La deuxième urgence concerne le Fonds vert pour le climat. Ce fonds crée lors de la Conférence de Durban en 2011, alimenté par la communauté internationale, doit venir en aide aux pays en voie de développement (PVD) pour qu’ils limitent leurs émissions de GES et s’adaptent aux changements climatiques. De nombreuses questions quant à sa gestion et à son financement restent à trancher. Il s’agit de décider quel pays accueillera les organes de gestions de ce fonds et de définir un ensemble de procédures de travail et de secrétariat. La question de l’alimentation du fonds est également délicate. Au terme de l’accord conclu en Afrique du Sud, il doit contenir la manne de 100 milliards de dollars à dépenser annuellement dans l’aide aux PVD. Or, personne ne sait comment alimenter concrètement ce fonds. Un conflit oppose une partie des économies développées, notamment les États-Unis et les économies émergentes comme la Chine ou encore la Corée du Sud. Les premiers veulent que ces États participent à l’approvisionnement de ce fonds tandis que les seconds s’opposent à cette idée arguant du fait que seuls les pays du Nord, responsables historiques du réchauffement climatique, doivent y participer.

Ces deux points particulièrement sensibles doivent être tranchés lors de la Conférence de Doha. De nombreux autres points seront également à l’ordre du jour et notamment la question du nouvel accord international. Si la question du fond du dossier ne sera pas tranchée au Qatar, il s’agit de s’entendre sur la procédure de négociation. Composée à l’origine d’une demi-douzaine de comités, il devrait s’agir de les fusionner en une seule instance de négociation. Le niveau des engagements pour le successeur du protocole de Kyoto devrait également être l’occasion de frictions. Si l’Union européenne se base sur son « paquet énergie-climat » pour s’engager à une réduction des émissions de GES de 20% en 2020, aucun autre État n’a annoncé ses intentions en la matière.
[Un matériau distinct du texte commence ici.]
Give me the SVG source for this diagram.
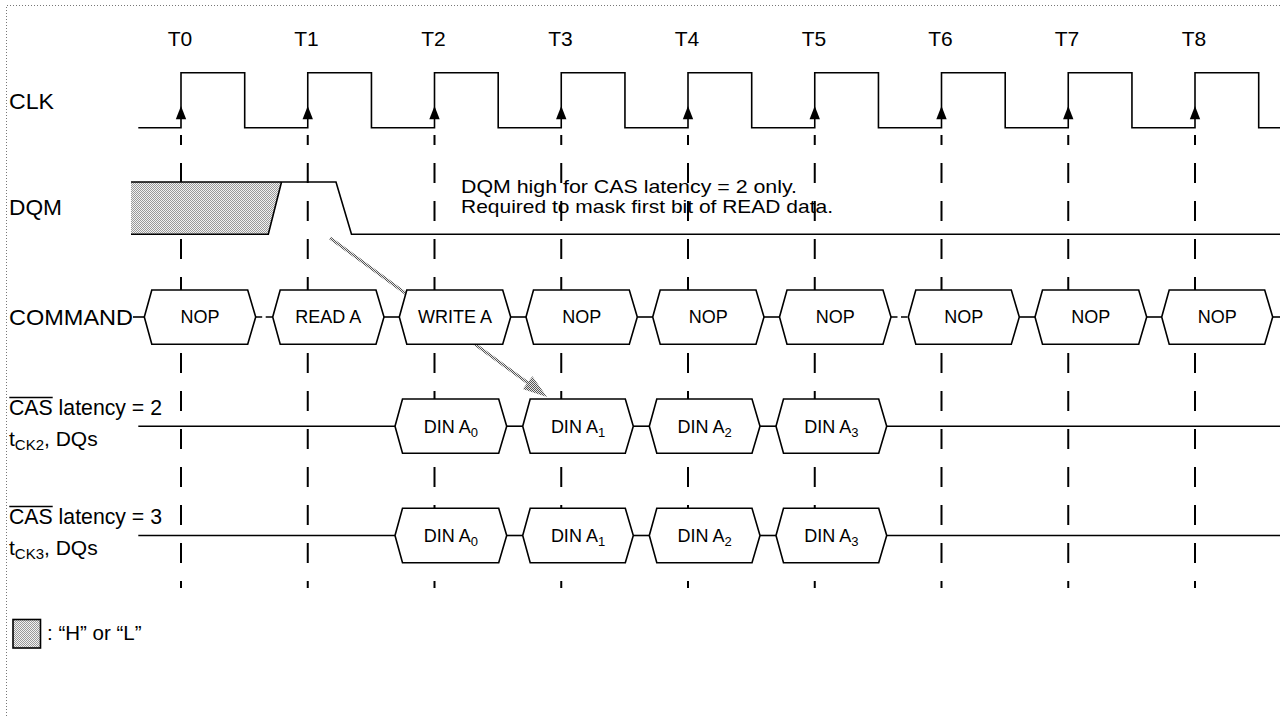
<svg xmlns="http://www.w3.org/2000/svg" width="1280" height="716" viewBox="0 0 1280 716">
<defs>
<style>
text{font-family:"Liberation Sans",Arial,sans-serif;fill:#000}
.w{fill:none;stroke:#000;stroke-width:1.6}
.grid{stroke:#000;stroke-width:2;stroke-dasharray:20 18;stroke-dashoffset:10}
.box{fill:#fff;stroke:#000;stroke-width:1.6;stroke-linejoin:miter}
.bt{font-size:18px;text-anchor:middle}
.sub{font-size:13px}
.tl{font-size:21px;text-anchor:middle}
.lab{font-size:22px}
.border{fill:none;stroke:#777;stroke-width:1;stroke-dasharray:1 2}
.cn{stroke:#000;stroke-width:1.6}
.cnd{stroke:#000;stroke-width:1.6;stroke-dasharray:6.5 3.5}
</style>
<pattern id="shade" width="2" height="2" patternUnits="userSpaceOnUse">
<rect width="2" height="2" fill="#f2f2f2"/>
<rect width="1" height="1" fill="#999"/>
<rect x="1" y="1" width="1" height="1" fill="#999"/>
</pattern>
<pattern id="hatch" width="2" height="2" patternUnits="userSpaceOnUse">
<rect width="2" height="2" fill="#e6e6e6"/>
<rect width="1" height="1" fill="#555"/>
<rect x="1" y="1" width="1" height="1" fill="#555"/>
</pattern>
<path id="edge" d="M0,106 L-5.2,119.3 L5.2,119.3 Z" fill="#000"/>
</defs>
<rect width="1280" height="716" fill="#fff"/>
<path class="border" d="M6.5,716 V5.5 H1280"/>

<g id="tick-labels">
<text class="tl" x="180" y="46">T0</text>
<text class="tl" x="306.5" y="46">T1</text>
<text class="tl" x="433.5" y="46">T2</text>
<text class="tl" x="560.5" y="46">T3</text>
<text class="tl" x="687" y="46">T4</text>
<text class="tl" x="814" y="46">T5</text>
<text class="tl" x="940.5" y="46">T6</text>
<text class="tl" x="1067" y="46">T7</text>
<text class="tl" x="1194" y="46">T8</text>
</g>

<g id="grid">
<line class="grid" x1="181" y1="135" x2="181" y2="588"/>
<line class="grid" x1="307.75" y1="135" x2="307.75" y2="588"/>
<line class="grid" x1="434.5" y1="135" x2="434.5" y2="588"/>
<line class="grid" x1="561.25" y1="135" x2="561.25" y2="588"/>
<line class="grid" x1="688" y1="135" x2="688" y2="588"/>
<line class="grid" x1="814.75" y1="135" x2="814.75" y2="588"/>
<line class="grid" x1="941.5" y1="135" x2="941.5" y2="588"/>
<line class="grid" x1="1068.25" y1="135" x2="1068.25" y2="588"/>
<line class="grid" x1="1195" y1="135" x2="1195" y2="588"/>
</g>

<g id="signal-labels">
<text class="lab" x="9" y="109" textLength="45" lengthAdjust="spacingAndGlyphs">CLK</text>
<text class="lab" x="9" y="215" textLength="53" lengthAdjust="spacingAndGlyphs">DQM</text>
<text class="lab" x="9" y="325" font-size="23" textLength="124" lengthAdjust="spacingAndGlyphs">COMMAND</text>
<text x="9" y="415" font-size="21.5" textLength="153" lengthAdjust="spacingAndGlyphs">CAS latency = 2</text>
<line x1="9.3" y1="397.5" x2="52.7" y2="397.5" stroke="#000" stroke-width="1.4"/>
<text x="9" y="446" font-size="21">t<tspan font-size="15" dy="4">CK2</tspan><tspan dy="-4">, DQs</tspan></text>
<text x="9" y="524" font-size="21.5" textLength="153" lengthAdjust="spacingAndGlyphs">CAS latency = 3</text>
<line x1="9.3" y1="506.5" x2="52.7" y2="506.5" stroke="#000" stroke-width="1.4"/>
<text x="9" y="555" font-size="21">t<tspan font-size="15" dy="4">CK3</tspan><tspan dy="-4">, DQs</tspan></text>
</g>

<g id="clk">
<path class="w" d="M138.3,127.7 H181 V72.7 H244.7 V127.7 H307.75 V72.7 H371.45 V127.7 H434.5 V72.7 H498.2 V127.7 H561.25 V72.7 H624.95 V127.7 H688 V72.7 H751.7 V127.7 H814.75 V72.7 H878.45 V127.7 H941.5 V72.7 H1005.2 V127.7 H1068.25 V72.7 H1131.95 V127.7 H1195 V72.7 H1258.7 V127.7 H1280"/>
<use href="#edge" x="181"/>
<use href="#edge" x="307.75"/>
<use href="#edge" x="434.5"/>
<use href="#edge" x="561.25"/>
<use href="#edge" x="688"/>
<use href="#edge" x="814.75"/>
<use href="#edge" x="941.5"/>
<use href="#edge" x="1068.25"/>
<use href="#edge" x="1195"/>
</g>

<g id="dqm">
<polygon points="131,182 281.5,182 268.3,234.3 131,234.3" fill="url(#shade)"/>
<path class="w" d="M131,182 H336 L351.5,234.3 H1280"/>
<path class="w" d="M131,234.3 H268.3 L281.5,182"/>
</g>

<g id="dqm-note">
<text x="461" y="193" font-size="18.5" textLength="336" lengthAdjust="spacingAndGlyphs">DQM high for CAS latency = 2 only.</text>
<text x="461" y="213" font-size="18.5" textLength="372" lengthAdjust="spacingAndGlyphs">Required to mask first bit of READ data.</text>
</g>

<g id="connectors">
<line class="cn" x1="133" y1="317" x2="144.3" y2="317"/>
<line class="cnd" x1="255.7" y1="317" x2="272.7" y2="317"/>
<line class="cn" x1="384" y1="317" x2="399.3" y2="317"/>
<line class="cn" x1="510.7" y1="317" x2="526" y2="317"/>
<line class="cn" x1="637.3" y1="317" x2="652.7" y2="317"/>
<line class="cn" x1="764" y1="317" x2="779.5" y2="317"/>
<line class="cnd" x1="891" y1="317" x2="908.3" y2="317"/>
<line class="cn" x1="1019.3" y1="317" x2="1035" y2="317"/>
<line class="cn" x1="1146.7" y1="317" x2="1161.7" y2="317"/>
<line class="cn" x1="1273" y1="317" x2="1280" y2="317"/>
<line class="cn" x1="138.3" y1="426.2" x2="395" y2="426.2"/>
<line class="cn" x1="506.7" y1="426.2" x2="522.7" y2="426.2"/>
<line class="cn" x1="633.3" y1="426.2" x2="649.3" y2="426.2"/>
<line class="cn" x1="760" y1="426.2" x2="776" y2="426.2"/>
<line class="cn" x1="886.7" y1="426.2" x2="1280" y2="426.2"/>
<line class="cn" x1="138.3" y1="535.5" x2="395" y2="535.5"/>
<line class="cn" x1="506.7" y1="535.5" x2="522.7" y2="535.5"/>
<line class="cn" x1="633.3" y1="535.5" x2="649.3" y2="535.5"/>
<line class="cn" x1="760" y1="535.5" x2="776" y2="535.5"/>
<line class="cn" x1="886.7" y1="535.5" x2="1280" y2="535.5"/>
<g id="mask-arrow">
<line x1="330" y1="238" x2="528" y2="383" stroke="url(#hatch)" stroke-width="3"/>
<polygon points="547,397 522.8,389 532.4,376.2" fill="url(#hatch)"/>
</g>
</g>

<g id="cmd-t0"><polygon class="box" points="144.3,317 151.8,290 247.7,290 255.7,317 247.7,344.3 151.8,344.3"/><text class="bt" x="200" y="323">NOP</text></g>
<g id="cmd-t1"><polygon class="box" points="272.7,317 280.2,290 376,290 384,317 376,344.3 280.2,344.3"/><text class="bt" x="328.3" y="323">READ A</text></g>
<g id="cmd-t2"><polygon class="box" points="399.3,317 406.8,290 502.7,290 510.7,317 502.7,344.3 406.8,344.3"/><text class="bt" x="455" y="323">WRITE A</text></g>
<g id="cmd-t3"><polygon class="box" points="526,317 533.5,290 629.3,290 637.3,317 629.3,344.3 533.5,344.3"/><text class="bt" x="581.7" y="323">NOP</text></g>
<g id="cmd-t4"><polygon class="box" points="652.7,317 660.2,290 756,290 764,317 756,344.3 660.2,344.3"/><text class="bt" x="708.3" y="323">NOP</text></g>
<g id="cmd-t5"><polygon class="box" points="779.5,317 787,290 883,290 891,317 883,344.3 787,344.3"/><text class="bt" x="835.2" y="323">NOP</text></g>
<g id="cmd-t6"><polygon class="box" points="908.3,317 915.8,290 1011.3,290 1019.3,317 1011.3,344.3 915.8,344.3"/><text class="bt" x="963.8" y="323">NOP</text></g>
<g id="cmd-t7"><polygon class="box" points="1035,317 1042.5,290 1138.7,290 1146.7,317 1138.7,344.3 1042.5,344.3"/><text class="bt" x="1090.8" y="323">NOP</text></g>
<g id="cmd-t8"><polygon class="box" points="1161.7,317 1169.2,290 1264.7,290 1272.7,317 1264.7,344.3 1169.2,344.3"/><text class="bt" x="1217.2" y="323">NOP</text></g>

<g id="cl2-a0"><polygon class="box" points="395,426.2 402.5,399 498.7,399 506.7,426.2 498.7,453.3 402.5,453.3"/><text class="bt" x="450.8" y="432.5">DIN A<tspan class="sub" dy="4">0</tspan></text></g>
<g id="cl2-a1"><polygon class="box" points="522.7,426.2 530.2,399 625.3,399 633.3,426.2 625.3,453.3 530.2,453.3"/><text class="bt" x="578" y="432.5">DIN A<tspan class="sub" dy="4">1</tspan></text></g>
<g id="cl2-a2"><polygon class="box" points="649.3,426.2 656.8,399 752,399 760,426.2 752,453.3 656.8,453.3"/><text class="bt" x="704.6" y="432.5">DIN A<tspan class="sub" dy="4">2</tspan></text></g>
<g id="cl2-a3"><polygon class="box" points="776,426.2 783.5,399 878.7,399 886.7,426.2 878.7,453.3 783.5,453.3"/><text class="bt" x="831.3" y="432.5">DIN A<tspan class="sub" dy="4">3</tspan></text></g>

<g id="cl3-a0"><polygon class="box" points="395,535.5 402.5,508.3 498.7,508.3 506.7,535.5 498.7,562.7 402.5,562.7"/><text class="bt" x="450.8" y="541.8">DIN A<tspan class="sub" dy="4">0</tspan></text></g>
<g id="cl3-a1"><polygon class="box" points="522.7,535.5 530.2,508.3 625.3,508.3 633.3,535.5 625.3,562.7 530.2,562.7"/><text class="bt" x="578" y="541.8">DIN A<tspan class="sub" dy="4">1</tspan></text></g>
<g id="cl3-a2"><polygon class="box" points="649.3,535.5 656.8,508.3 752,508.3 760,535.5 752,562.7 656.8,562.7"/><text class="bt" x="704.6" y="541.8">DIN A<tspan class="sub" dy="4">2</tspan></text></g>
<g id="cl3-a3"><polygon class="box" points="776,535.5 783.5,508.3 878.7,508.3 886.7,535.5 878.7,562.7 783.5,562.7"/><text class="bt" x="831.3" y="541.8">DIN A<tspan class="sub" dy="4">3</tspan></text></g>

<g id="legend">
<rect x="13" y="619.5" width="27.5" height="28.5" fill="url(#shade)" stroke="#000" stroke-width="1.6"/>
<text x="47" y="639.5" font-size="20.5">: “H” or “L”</text>
</g>
</svg>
Si ce sommet ne concentre pas énormément d’attentes, les quelques questions évoquées ici doivent faire l’objet d’un accord, ne serait-ce que pour ne pas envoyer à nouveau un mauvais signal au monde entier. Il serait particulièrement intéressant qu’un tel accord soit adopté au Qatar, deuxième pays le plus riche du monde en termes de PIB par habitant et plus gros pollueur mondial. Avec 44 tonnes de CO2 émises par habitant, l’Émirat explose tous les records. Ainsi, selon les données de l’ONU de 2009, un Émirati émet presque trois fois plus de CO2 qu’un Américain (17 t), huit fois plus qu’un Chinois (6 t) et 22 fois plus qu’un Indien (2 t).